6.6.1 Interpretation: Actual Sale Amounts Over Time

This line chart illustrates the actual sale amounts for properties across the time range.

  • From 2016 to 2018, sales activity was relatively lower, possibly indicating fewer transactions or lower market demand.
  • A significant rise in sales amounts begins in 2018 and continues into 2019, closely aligning with the assessed value increase from the same period.
  • The post-2018 surge suggests a market shift where real buyer activity and transaction values started matching the earlier assessment growth.

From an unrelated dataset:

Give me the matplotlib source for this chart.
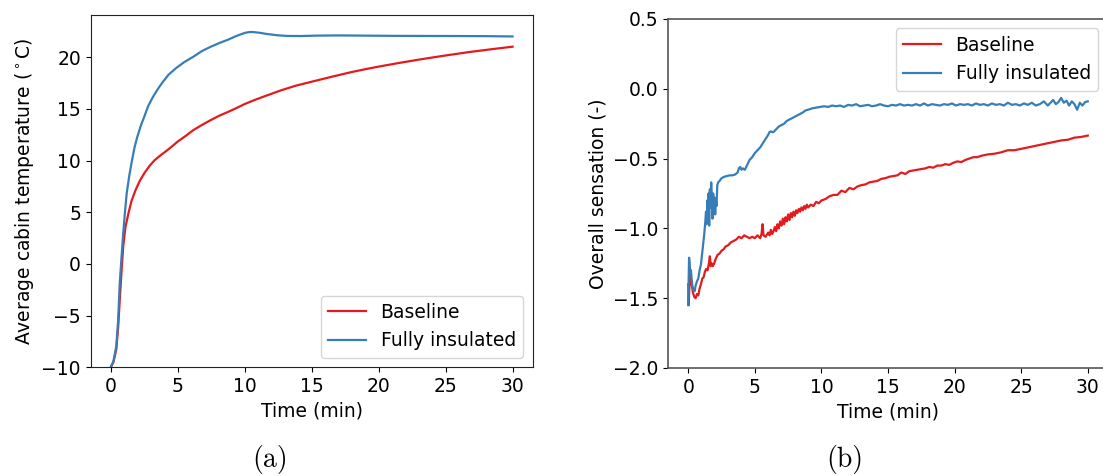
import matplotlib.pyplot as plt

# (a) average cabin temperature
time_a_base = [0.0, 0.2, 0.41, 0.55, 0.67, 0.8, 0.93, 1.1, 1.32, 1.55, 1.85, 2.15, 2.5, 2.9, 3.29,
               3.7, 4.07, 4.5, 5.0, 5.6, 6.17, 6.8, 7.47, 8.1, 8.78, 9.4, 10.0, 10.7, 11.4, 12.7,
               13.8, 15.0, 16.5, 17.9, 19.0, 20.0, 21.5, 23.2, 25.0, 26.7, 28.4, 30.0]
temp_base = [-10.0, -9.5, -8.3, -6.2, -3.5, -0.8, 1.7, 3.6, 4.9, 6.1, 7.15, 8.0, 8.77, 9.5, 10.06,
             10.5, 10.86, 11.3, 11.85, 12.4, 12.96, 13.45, 13.93, 14.35, 14.73, 15.1, 15.48, 15.85,
             16.19, 16.8, 17.25, 17.64, 18.12, 18.55, 18.85, 19.1, 19.45, 19.82, 20.18, 20.5,
             20.78, 21.03]

time_a_ins = [0.0, 0.2, 0.41, 0.55, 0.67, 0.8, 0.93, 1.06, 1.19, 1.39, 1.59, 1.78, 1.98, 2.25, 2.5,
              2.8, 3.16, 3.5, 3.81, 4.3, 4.86, 5.5, 6.17, 6.8, 7.47, 8.1, 8.78, 9.4, 10.0, 10.3,
              10.6, 11.1, 11.6, 12.4, 13.2, 14.2, 15.3, 17.0, 19.0, 21.0, 23.2, 26.0, 28.0, 30.0]
temp_ins = [-10.0, -9.4, -8.0, -5.5, -1.9, 0.6, 2.96, 5.0, 6.83, 8.6, 10.06, 11.3, 12.3, 13.4, 14.25,
            15.3, 16.19, 16.9, 17.48, 18.3, 18.94, 19.55, 20.06, 20.6, 21.03, 21.38, 21.72, 22.08,
            22.36, 22.44, 22.45, 22.38, 22.27, 22.14, 22.07, 22.06, 22.1, 22.12, 22.1, 22.08, 22.07,
            22.06, 22.05, 22.02]

# (b) overall sensation
time_b_base = [0.0, 0.03, 0.08, 0.15, 0.25, 0.35, 0.45, 0.55, 0.65, 0.75, 0.85, 0.95, 1.05, 1.15,
               1.25, 1.35, 1.45, 1.55, 1.62, 1.68, 1.75, 1.85, 1.95, 2.05, 2.2, 2.35, 2.5, 2.65,
               2.8, 3.0, 3.2, 3.4, 3.6, 3.8, 4.0, 4.2, 4.4, 4.6, 4.8, 5.0, 5.2, 5.4, 5.5, 5.58,
               5.65, 5.8, 6.0, 6.1, 6.2, 6.3, 6.4, 6.5, 6.6, 6.7, 6.8, 6.9, 7.0, 7.1, 7.2, 7.3,
               7.4, 7.5, 7.6, 7.7, 7.8, 7.9, 8.0, 8.1, 8.2, 8.3, 8.4, 8.5, 8.6, 8.7, 8.8, 8.9,
               9.0, 9.2, 9.4, 9.6, 9.8, 10.0, 10.3, 10.6, 10.9, 11.2, 11.5, 11.8, 12.1,
               12.4, 12.7, 13.0, 13.3, 13.6, 13.9, 14.2, 14.5, 14.8, 15.1, 15.4, 15.7, 16.0, 16.3,
               16.6, 16.9, 17.2, 17.5, 17.8, 18.1, 18.4, 18.7, 19.0, 19.3, 19.6, 19.9, 20.2, 20.5,
               20.8, 21.1, 21.4, 21.7, 22.0, 22.5, 23.0, 23.5, 24.0, 24.5, 25.0, 25.5, 26.0, 26.5,
               27.0, 27.5, 28.0, 28.5, 29.0, 29.5, 30.0]
sens_base = [-1.40, -1.55, -1.42, -1.33, -1.40, -1.46, -1.49, -1.50, -1.47, -1.48, -1.43, -1.40,
             -1.36, -1.35, -1.31, -1.29, -1.30, -1.25, -1.20, -1.27, -1.25, -1.27, -1.25, -1.22,
             -1.19, -1.18, -1.16, -1.15, -1.13, -1.12, -1.10, -1.09, -1.08, -1.06, -1.07, -1.05,
             -1.06, -1.07, -1.06, -1.07, -1.05, -1.07, -1.04, -0.97, -1.05, -1.06, -1.03, -1.05,
             -1.01, -1.04, -1.02, -0.99, -1.02, -0.97, -1.00, -0.95, -0.98, -0.93, -0.97, -0.92,
             -0.95, -0.90, -0.94, -0.89, -0.92, -0.88, -0.91, -0.87, -0.89, -0.86, -0.88, -0.85,
             -0.87, -0.84, -0.86, -0.83, -0.85, -0.83, -0.84, -0.81, -0.82, -0.80, -0.79, -0.77,
             -0.76, -0.76, -0.73, -0.74, -0.71, -0.72, -0.70, -0.69, -0.685, -0.67, -0.665, -0.66,
             -0.645, -0.64, -0.63, -0.625, -0.62, -0.60, -0.61, -0.59, -0.585, -0.58, -0.575, -0.57,
             -0.56, -0.565, -0.55, -0.55, -0.54, -0.545, -0.53, -0.52, -0.525, -0.51, -0.50, -0.49,
             -0.49, -0.48, -0.47, -0.465, -0.455, -0.44, -0.44, -0.43, -0.42, -0.41, -0.40, -0.39,
             -0.38, -0.37, -0.365, -0.35, -0.345, -0.335]

time_b_ins = [0.0, 0.03, 0.06, 0.10, 0.15, 0.20, 0.25, 0.32, 0.40, 0.48, 0.55, 0.65, 0.75, 0.85,
              0.95, 1.05, 1.12, 1.20, 1.28, 1.33, 1.38, 1.43, 1.48, 1.52, 1.57, 1.62, 1.67, 1.72,
              1.77, 1.82, 1.87, 1.92, 1.97, 2.02, 2.07, 2.12, 2.18, 2.25, 2.35, 2.5, 2.7, 2.9, 3.1,
              3.3, 3.5, 3.7, 3.8, 3.9, 4.0, 4.1, 4.25, 4.4, 4.6, 4.8, 5.0, 5.2, 5.4, 5.6, 5.8, 6.0,
              6.1, 6.2, 6.3, 6.4, 6.6, 6.8, 7.0, 7.2, 7.4, 7.6, 7.8, 8.0, 8.2, 8.4, 8.6, 8.8, 9.0,
              9.3, 9.6, 9.9, 10.2, 10.5, 10.8, 11.1, 11.4, 11.7, 12.0, 12.3, 12.6, 12.9, 13.2, 13.5,
              13.8, 14.1, 14.4, 14.7, 15.0, 15.3, 15.6, 15.9, 16.2, 16.5, 16.8, 17.1, 17.4, 17.7,
              18.0, 18.3, 18.6, 18.9, 19.2, 19.5, 19.8, 20.1, 20.4, 20.7, 21.0, 21.3, 21.6, 21.9,
              22.2, 22.5, 22.8, 23.1, 23.4, 23.7, 24.0, 24.3, 24.6, 24.9, 25.2, 25.5, 25.8, 26.1,
              26.4, 26.7, 27.0, 27.2, 27.4, 27.6, 27.8, 28.0, 28.2, 28.4, 28.6, 28.8, 29.0, 29.2,
              29.4, 29.6, 29.8, 30.0]
sens_ins = [-1.55, -1.35, -1.21, -1.25, -1.32, -1.30, -1.36, -1.42, -1.44, -1.45, -1.41, -1.38,
            -1.36, -1.30, -1.26, -1.17, -1.10, -1.04, -0.95, -0.88, -0.97, -0.80, -0.92, -0.75,
            -0.98, -0.72, -0.85, -0.67, -0.80, -0.93, -0.75, -0.88, -0.78, -0.90, -0.80, -0.84,
            -0.69, -0.67, -0.66, -0.64, -0.63, -0.625, -0.62, -0.62, -0.615, -0.60, -0.57, -0.56,
            -0.58, -0.57, -0.58, -0.55, -0.51, -0.49, -0.46, -0.44, -0.42, -0.39, -0.36, -0.33,
            -0.31, -0.305, -0.31, -0.31, -0.29, -0.27, -0.26, -0.25, -0.23, -0.22, -0.21, -0.20,
            -0.19, -0.18, -0.17, -0.155, -0.15, -0.14, -0.135, -0.13, -0.125, -0.13, -0.12, -0.125,
            -0.12, -0.13, -0.115, -0.12, -0.11, -0.125, -0.12, -0.115, -0.125, -0.12, -0.11, -0.12,
            -0.125, -0.115, -0.12, -0.11, -0.12, -0.115, -0.12, -0.11, -0.12, -0.105,
            -0.12, -0.11, -0.115, -0.12, -0.11, -0.115, -0.105, -0.12, -0.11, -0.115, -0.11,
            -0.12, -0.105, -0.115, -0.11, -0.12, -0.105, -0.115, -0.11, -0.12, -0.10, -0.115,
            -0.11, -0.12, -0.105, -0.115, -0.10, -0.12, -0.11, -0.09, -0.12, -0.10, -0.08, -0.11,
            -0.095, -0.065, -0.10, -0.085, -0.12, -0.09, -0.11, -0.15, -0.10, -0.12, -0.095, -0.09]

RED = '#e41a1c'
BLUE = '#377eb8'

plt.rcParams['font.size'] = 13.5

fig = plt.figure(figsize=(11.03, 4.76), dpi=100)
ax1 = fig.add_axes([0.0822, 0.2284, 0.4007, 0.7395])
ax2 = fig.add_axes([0.6059, 0.2269, 0.3984, 0.7332])

ax1.plot(time_a_base, temp_base, color=RED, lw=1.6, label='Baseline')
ax1.plot(time_a_ins, temp_ins, color=BLUE, lw=1.6, label='Fully insulated')
ax1.set_xlim(-1.5, 31.5)
ax1.set_ylim(-10, 24.07)
ax1.set_xticks([0, 5, 10, 15, 20, 25, 30])
ax1.set_yticks([-10, -5, 0, 5, 10, 15, 20])
ax1.set_xlabel('Time (min)')
ax1.set_ylabel(r'Average cabin temperature ($^\circ$C)')
ax1.legend(loc='lower right')
for sp in ax1.spines.values():
    sp.set_color('#222222')

ax2.plot(time_b_base, sens_base, color=RED, lw=1.6, label='Baseline')
ax2.plot(time_b_ins, sens_ins, color=BLUE, lw=1.6, label='Fully insulated')
ax2.set_xlim(-1.5, 31.5)
ax2.set_ylim(-2.0, 0.5)
ax2.set_xticks([0, 5, 10, 15, 20, 25, 30])
ax2.set_yticks([-2.0, -1.5, -1.0, -0.5, 0.0, 0.5])
ax2.set_xlabel('Time (min)')
ax2.set_ylabel('Overall sensation (-)')
ax2.legend(loc='upper right')
for sp in ax2.spines.values():
    sp.set_color('#555555')
    sp.set_linewidth(1.2)

fig.text(0.2448, 0.034, '(a)', family='cmr10', fontsize=20, ha='center', va='center')
fig.text(0.7655, 0.034, '(b)', family='cmr10', fontsize=20, ha='center', va='center')

fig.savefig('out.png', dpi=100)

This chart highlights how market realization (sales) tends to follow assessment trends, reflecting delayed responses in actual property transactions.

6.7 Average Assessed Value By List Year

Code
# Plot
# Group and average
avg_sale_by_year = real_estate.groupby('List Year', as_index=False)['Assessed Value'].mean()

# Create line chart
fig = px.line(
    avg_sale_by_year,
    x='List Year',
    y='Assessed Value',
    title='Average Assessed Value by List Year',
    markers=True,
    line_shape='linear',
    color_discrete_sequence=['teal']
)

fig.update_layout(
    xaxis_title='List Year',
    yaxis_title='Average Assessed Value',
    xaxis=dict(tickmode='linear', tickvals=avg_sale_by_year['List Year']),
    template='plotly_white'
)

fig.show(config={"responsive": True})

# Save images
fig.write_image(os.path.join(results_dir, 'Average_Assessed_Value_by_List_Year.jpg'))
fig.write_image(os.path.join(results_dir, 'Average_Assessed_Value_by_List_Year.png'))

6.7.1 Interpretation: Assessed Property Values Over Time

This line chart displays how the assessed property values changed over the analyzed period.

  • Between 2016 and 2018, the assessed values were relatively higher, indicating consistent or anticipated market value during that period.
  • From 2018 to 2019, there is a noticeable upward boost, showing a sharp increase in assessment values — possibly due to reevaluation of properties or broader economic factors.
  • This trend suggests that the market’s perceived value of properties increased before actual sales amounts caught up.

Overall, assessed values may reflect official estimates or expectations in the housing market, which can precede actual pricing behavior.

6.8 Residential Type Distribution

Code
# Plot pie chart
# Prepare data
res_cat_counts = real_estate['Residential Type'].value_counts().reset_index()
res_cat_counts.columns = ['Residential Type', 'Count']

# Create pie chart
fig = px.pie(
    res_cat_counts,
    names='Residential Type',
    values='Count',
    title='Residential Type Distribution',
    color_discrete_sequence=px.colors.sequential.Blues,
    hole=0
)

# Show values inside slices
fig.update_traces(
    textinfo='percent+label',
    textposition='inside',
    insidetextorientation='radial'
)

# Update layout: increase figure size
fig.update_layout(
    template='plotly_white',
    width=800,
    height=600
)

fig.show(config={"responsive": True})

# Save images
fig.write_image(os.path.join(results_dir, 'Residential_Type_Distribution.jpg'))
fig.write_image(os.path.join(results_dir, 'Residential_Type_Distribution.png'))

6.8.1 Interpretation: Residential Type Distribution

This pie chart illustrates the distribution of property types in the dataset.

  • Single-residence properties dominate the dataset, making up 72.2% of all records — indicating a clear market focus.
  • Appartments come next at 20.6%, followed by duplex-residences (4.7%), with triplex and quadplex residences making up the smallest shares (2.1% and 0.4%, respectively).

The visualization reveals that multi-family housing (duplex, triplex, quadplex) is relatively rare compared to individual residential units, which may reflect development patterns or buyer preferences.